Open juntang-zhuang opened 5 years ago
You're righ, bijection means unchanged dimension. It's squeezing and splitting operations in multi-scale arch change the dimension of x. But you misunderstood the number of channels in table.1 (512,128 etc.). These numbers describe the channel of first two layers of g(), which is a three convolutional layers for learning (logs_k, muk) given input x{k-1}: (logs_k, muk) = g(x{k-1}). The final output logs_k and mu_k have the same dimension of x_k, given the last layer of g() a right channel.
Got it, thanks for the clarification. By the way, do you have any plan to release a pytorch version? It would be great if written in pytorch. Thanks again for your reply.
We have no plan for a pytorch version, as I'm busy on DLF v2.0, aiming to improve the multi-scale archtecture. Maybe will release DLF v2.0 with a pytorch version.
Thanks for your nice paper and implementation. I read your paper and have a question regarding the channel number, appreciate it if you can help.

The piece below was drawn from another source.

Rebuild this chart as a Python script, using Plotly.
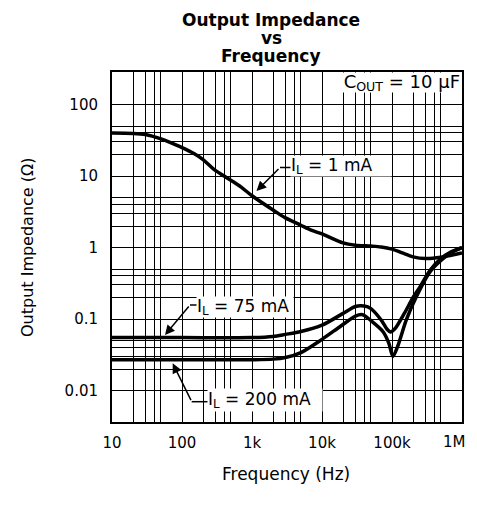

If I understand correctly, transformations in a normalizing flow should be bijective, only in that case the change of variable formula works. A bijective transform does not change the dimension, which means the total number of pixels in a tensor cannot be changed (except the split operation drops half of the tensor on purpose). In this case, since you are using squeeze operation, where the dimension is halved but channel increases by 4, thus the total number of pixels in a tensor does not change. But how do you arbitrarily choose 512 (128) channels in your experiment? The channel number in level L should be 3x4^(L-1) (512%3 != 0). I might misunderstand your model, please help me clarify. Thanks a lot.